**Records provided:**
==*==

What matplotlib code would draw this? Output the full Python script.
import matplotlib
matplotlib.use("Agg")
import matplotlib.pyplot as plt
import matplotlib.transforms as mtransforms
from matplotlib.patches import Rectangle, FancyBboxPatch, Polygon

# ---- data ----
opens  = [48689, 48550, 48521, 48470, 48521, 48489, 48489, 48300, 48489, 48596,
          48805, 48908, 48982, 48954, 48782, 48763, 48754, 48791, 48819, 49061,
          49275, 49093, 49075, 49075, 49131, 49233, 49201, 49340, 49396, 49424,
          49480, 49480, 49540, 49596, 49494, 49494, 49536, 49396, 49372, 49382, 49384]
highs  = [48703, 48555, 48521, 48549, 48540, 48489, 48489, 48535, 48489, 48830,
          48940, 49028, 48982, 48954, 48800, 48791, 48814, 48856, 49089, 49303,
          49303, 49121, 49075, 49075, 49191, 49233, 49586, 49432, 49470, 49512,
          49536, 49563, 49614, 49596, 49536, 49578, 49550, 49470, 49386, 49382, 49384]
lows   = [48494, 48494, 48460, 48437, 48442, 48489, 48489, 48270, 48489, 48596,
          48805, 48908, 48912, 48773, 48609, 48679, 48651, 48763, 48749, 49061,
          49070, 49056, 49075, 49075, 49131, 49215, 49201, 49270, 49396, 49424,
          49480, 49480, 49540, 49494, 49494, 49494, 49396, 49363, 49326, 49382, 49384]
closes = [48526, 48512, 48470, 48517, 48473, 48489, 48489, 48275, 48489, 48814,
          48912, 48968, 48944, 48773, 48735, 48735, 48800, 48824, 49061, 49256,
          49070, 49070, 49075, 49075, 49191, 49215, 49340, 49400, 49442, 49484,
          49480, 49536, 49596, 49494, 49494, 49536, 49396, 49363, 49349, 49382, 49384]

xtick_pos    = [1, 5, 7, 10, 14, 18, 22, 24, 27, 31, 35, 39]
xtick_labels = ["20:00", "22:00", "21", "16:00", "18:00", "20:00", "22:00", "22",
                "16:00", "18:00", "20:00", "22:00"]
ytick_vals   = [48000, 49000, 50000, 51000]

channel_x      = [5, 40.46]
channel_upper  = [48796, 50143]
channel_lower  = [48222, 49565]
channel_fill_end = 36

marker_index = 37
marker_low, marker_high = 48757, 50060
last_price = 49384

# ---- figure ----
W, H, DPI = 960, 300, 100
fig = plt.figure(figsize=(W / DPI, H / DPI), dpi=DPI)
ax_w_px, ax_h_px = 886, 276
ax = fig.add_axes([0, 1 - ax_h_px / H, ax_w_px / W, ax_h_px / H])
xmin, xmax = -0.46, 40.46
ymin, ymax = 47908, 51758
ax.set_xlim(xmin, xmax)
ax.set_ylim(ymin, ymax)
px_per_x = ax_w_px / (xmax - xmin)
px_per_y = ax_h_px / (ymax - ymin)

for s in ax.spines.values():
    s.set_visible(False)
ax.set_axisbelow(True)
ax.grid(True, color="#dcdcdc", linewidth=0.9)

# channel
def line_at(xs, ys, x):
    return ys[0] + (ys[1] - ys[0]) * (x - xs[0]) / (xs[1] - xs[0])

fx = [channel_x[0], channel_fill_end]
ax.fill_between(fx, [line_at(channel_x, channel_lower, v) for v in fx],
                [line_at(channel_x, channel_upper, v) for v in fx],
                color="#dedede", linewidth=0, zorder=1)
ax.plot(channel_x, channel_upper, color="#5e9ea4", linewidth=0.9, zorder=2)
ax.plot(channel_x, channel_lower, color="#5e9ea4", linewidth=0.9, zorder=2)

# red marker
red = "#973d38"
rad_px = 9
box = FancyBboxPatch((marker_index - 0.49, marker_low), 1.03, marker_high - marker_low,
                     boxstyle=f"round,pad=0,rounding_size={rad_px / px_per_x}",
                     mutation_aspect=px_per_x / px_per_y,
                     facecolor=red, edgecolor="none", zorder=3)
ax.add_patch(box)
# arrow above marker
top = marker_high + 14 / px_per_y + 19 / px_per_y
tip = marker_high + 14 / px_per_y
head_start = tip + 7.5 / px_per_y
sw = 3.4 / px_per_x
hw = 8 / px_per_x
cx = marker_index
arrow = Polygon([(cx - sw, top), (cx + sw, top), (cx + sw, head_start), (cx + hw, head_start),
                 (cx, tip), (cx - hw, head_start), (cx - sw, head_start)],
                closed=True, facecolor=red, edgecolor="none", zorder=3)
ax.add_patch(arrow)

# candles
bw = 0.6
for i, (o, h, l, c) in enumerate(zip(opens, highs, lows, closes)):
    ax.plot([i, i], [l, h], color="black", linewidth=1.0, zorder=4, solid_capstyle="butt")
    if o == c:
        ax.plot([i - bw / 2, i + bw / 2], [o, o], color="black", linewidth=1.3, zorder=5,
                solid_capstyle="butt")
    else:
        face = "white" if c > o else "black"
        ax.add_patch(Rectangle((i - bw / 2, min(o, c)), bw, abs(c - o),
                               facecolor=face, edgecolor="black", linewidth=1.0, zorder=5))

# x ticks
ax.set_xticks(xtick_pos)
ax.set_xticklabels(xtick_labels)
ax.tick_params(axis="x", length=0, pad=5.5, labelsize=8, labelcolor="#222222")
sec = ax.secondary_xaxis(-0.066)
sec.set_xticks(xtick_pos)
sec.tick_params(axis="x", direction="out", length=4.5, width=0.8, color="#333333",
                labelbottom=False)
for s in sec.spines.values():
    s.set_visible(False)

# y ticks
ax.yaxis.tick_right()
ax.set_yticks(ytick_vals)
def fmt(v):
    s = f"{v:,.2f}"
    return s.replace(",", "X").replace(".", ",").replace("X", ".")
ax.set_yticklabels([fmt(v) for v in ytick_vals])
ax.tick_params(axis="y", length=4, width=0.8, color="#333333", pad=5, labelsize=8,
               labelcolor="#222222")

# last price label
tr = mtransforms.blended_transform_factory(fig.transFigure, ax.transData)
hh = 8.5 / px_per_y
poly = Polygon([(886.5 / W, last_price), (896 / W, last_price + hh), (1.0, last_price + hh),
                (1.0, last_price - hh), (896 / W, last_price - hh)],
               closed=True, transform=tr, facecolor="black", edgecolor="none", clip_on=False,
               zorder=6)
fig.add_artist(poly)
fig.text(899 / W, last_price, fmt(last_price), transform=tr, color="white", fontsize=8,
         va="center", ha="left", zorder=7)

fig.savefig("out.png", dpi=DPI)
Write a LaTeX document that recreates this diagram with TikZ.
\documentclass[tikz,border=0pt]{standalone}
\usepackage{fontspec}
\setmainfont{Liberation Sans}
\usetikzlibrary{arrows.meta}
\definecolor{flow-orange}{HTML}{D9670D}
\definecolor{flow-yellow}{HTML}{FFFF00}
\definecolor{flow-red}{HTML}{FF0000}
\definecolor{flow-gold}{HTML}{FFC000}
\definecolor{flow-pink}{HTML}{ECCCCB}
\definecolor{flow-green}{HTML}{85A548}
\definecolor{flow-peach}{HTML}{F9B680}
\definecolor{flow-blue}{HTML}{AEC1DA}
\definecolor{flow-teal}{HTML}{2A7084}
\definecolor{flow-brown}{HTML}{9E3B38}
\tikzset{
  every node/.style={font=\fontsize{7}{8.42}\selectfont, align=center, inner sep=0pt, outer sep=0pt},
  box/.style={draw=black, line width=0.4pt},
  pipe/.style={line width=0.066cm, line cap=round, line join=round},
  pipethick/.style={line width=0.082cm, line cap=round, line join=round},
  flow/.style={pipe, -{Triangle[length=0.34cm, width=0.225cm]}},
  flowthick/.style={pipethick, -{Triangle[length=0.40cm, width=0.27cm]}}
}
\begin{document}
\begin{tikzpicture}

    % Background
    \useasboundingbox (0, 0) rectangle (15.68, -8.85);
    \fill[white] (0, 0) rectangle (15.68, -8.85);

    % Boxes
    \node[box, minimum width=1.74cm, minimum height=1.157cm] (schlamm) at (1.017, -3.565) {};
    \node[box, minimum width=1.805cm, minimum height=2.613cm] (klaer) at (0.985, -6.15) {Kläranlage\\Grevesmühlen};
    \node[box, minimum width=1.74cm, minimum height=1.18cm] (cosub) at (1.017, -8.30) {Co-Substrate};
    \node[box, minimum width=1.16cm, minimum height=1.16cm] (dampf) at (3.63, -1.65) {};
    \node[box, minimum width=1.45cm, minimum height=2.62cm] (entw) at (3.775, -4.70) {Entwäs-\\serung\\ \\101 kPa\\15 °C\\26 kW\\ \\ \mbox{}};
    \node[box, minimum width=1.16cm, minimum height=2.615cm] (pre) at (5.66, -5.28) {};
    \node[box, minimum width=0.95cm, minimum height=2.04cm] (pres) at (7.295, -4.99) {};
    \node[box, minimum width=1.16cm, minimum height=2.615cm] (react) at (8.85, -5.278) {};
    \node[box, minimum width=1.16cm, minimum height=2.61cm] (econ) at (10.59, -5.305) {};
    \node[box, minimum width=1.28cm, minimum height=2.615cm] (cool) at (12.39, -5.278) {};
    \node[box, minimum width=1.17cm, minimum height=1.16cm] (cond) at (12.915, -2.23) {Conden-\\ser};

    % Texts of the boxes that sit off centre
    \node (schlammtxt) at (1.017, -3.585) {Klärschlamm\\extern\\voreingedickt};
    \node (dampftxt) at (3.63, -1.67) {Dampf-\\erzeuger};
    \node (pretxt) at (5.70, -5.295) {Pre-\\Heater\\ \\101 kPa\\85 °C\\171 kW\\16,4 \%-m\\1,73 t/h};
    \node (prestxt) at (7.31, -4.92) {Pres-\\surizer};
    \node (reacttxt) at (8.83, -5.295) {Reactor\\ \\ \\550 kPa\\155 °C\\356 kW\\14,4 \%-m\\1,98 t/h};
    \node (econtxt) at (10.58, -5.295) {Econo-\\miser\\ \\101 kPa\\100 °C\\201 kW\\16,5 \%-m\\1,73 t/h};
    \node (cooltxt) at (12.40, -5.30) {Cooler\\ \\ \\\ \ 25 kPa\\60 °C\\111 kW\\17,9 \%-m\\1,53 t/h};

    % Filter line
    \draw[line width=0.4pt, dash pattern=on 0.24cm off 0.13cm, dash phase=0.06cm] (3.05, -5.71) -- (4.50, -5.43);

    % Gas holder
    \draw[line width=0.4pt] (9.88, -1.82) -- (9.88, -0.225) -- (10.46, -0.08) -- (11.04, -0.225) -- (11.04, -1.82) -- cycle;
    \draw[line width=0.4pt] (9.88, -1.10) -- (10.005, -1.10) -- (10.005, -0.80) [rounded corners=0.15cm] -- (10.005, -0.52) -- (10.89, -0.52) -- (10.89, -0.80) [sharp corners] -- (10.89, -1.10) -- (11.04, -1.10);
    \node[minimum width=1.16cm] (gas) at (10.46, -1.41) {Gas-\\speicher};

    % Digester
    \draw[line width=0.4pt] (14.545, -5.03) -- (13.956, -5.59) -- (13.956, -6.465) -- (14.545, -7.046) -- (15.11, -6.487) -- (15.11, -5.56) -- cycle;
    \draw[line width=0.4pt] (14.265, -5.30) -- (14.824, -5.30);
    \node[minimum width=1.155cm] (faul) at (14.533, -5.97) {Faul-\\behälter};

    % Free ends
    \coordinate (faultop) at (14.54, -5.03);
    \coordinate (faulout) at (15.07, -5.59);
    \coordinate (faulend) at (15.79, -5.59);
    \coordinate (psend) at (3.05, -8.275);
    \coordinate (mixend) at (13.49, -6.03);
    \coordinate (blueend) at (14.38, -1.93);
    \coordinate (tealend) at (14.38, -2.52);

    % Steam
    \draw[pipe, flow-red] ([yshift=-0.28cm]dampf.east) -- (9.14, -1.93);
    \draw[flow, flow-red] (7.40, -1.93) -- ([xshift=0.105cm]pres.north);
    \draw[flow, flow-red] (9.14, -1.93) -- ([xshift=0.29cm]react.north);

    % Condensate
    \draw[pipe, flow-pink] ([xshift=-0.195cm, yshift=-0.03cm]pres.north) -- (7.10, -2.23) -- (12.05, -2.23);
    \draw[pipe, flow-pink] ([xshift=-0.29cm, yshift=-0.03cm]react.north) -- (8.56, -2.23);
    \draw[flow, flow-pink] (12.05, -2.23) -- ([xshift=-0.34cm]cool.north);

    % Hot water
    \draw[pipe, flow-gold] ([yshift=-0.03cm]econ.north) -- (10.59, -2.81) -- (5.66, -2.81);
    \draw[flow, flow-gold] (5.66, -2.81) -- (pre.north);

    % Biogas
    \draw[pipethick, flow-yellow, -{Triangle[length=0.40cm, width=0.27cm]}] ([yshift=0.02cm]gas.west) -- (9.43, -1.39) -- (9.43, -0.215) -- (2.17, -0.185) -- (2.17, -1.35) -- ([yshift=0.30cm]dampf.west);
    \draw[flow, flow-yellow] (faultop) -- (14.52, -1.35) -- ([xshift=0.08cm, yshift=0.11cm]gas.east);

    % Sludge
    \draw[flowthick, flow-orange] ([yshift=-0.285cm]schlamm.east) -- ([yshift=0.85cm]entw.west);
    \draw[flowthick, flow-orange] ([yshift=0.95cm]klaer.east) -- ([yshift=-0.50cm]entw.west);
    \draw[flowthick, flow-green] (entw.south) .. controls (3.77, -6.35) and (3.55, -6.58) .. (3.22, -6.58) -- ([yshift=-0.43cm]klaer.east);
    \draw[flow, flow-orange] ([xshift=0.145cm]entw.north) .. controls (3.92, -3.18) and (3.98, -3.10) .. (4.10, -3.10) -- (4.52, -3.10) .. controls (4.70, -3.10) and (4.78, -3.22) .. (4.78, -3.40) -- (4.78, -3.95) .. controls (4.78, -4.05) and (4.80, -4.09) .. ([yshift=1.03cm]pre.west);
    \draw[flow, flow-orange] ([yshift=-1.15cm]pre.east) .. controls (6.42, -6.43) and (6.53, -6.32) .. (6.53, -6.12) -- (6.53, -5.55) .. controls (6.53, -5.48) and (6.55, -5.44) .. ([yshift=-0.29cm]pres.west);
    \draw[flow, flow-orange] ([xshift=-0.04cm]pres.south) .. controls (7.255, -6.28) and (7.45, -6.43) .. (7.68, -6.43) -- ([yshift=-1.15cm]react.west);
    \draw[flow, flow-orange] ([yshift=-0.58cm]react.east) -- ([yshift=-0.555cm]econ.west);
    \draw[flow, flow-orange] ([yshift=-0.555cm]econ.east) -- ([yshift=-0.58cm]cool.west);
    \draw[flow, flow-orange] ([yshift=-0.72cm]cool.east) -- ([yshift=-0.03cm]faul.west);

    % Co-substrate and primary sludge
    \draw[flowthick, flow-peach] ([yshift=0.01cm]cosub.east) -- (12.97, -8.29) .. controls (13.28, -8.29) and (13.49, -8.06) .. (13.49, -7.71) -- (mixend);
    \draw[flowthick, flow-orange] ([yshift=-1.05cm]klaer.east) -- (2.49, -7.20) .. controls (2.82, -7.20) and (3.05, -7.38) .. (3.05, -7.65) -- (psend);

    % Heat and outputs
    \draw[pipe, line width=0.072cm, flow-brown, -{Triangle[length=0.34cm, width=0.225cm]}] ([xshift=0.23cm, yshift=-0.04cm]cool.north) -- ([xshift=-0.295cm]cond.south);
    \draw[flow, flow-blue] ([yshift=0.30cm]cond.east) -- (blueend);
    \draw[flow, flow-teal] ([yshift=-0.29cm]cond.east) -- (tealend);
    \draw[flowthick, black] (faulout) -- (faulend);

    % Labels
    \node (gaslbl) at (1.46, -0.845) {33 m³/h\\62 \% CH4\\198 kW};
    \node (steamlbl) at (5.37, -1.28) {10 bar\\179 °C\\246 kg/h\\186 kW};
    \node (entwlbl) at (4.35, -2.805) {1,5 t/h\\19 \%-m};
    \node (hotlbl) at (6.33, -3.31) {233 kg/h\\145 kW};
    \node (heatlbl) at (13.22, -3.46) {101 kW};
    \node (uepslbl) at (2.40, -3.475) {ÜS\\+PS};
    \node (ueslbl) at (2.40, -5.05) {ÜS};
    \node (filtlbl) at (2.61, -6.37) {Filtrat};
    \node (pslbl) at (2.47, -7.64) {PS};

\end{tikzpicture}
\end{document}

==*==

Please return every line from the first one in the records above down to the line containing "from matplotlib.patches import", including both, exactly as written and nothing more.

**Result of this task:**
What matplotlib code would draw this? Output the full Python script.
import matplotlib
matplotlib.use("Agg")
import matplotlib.pyplot as plt
import matplotlib.transforms as mtransforms
from matplotlib.patches import Rectangle, FancyBboxPatch, Polygon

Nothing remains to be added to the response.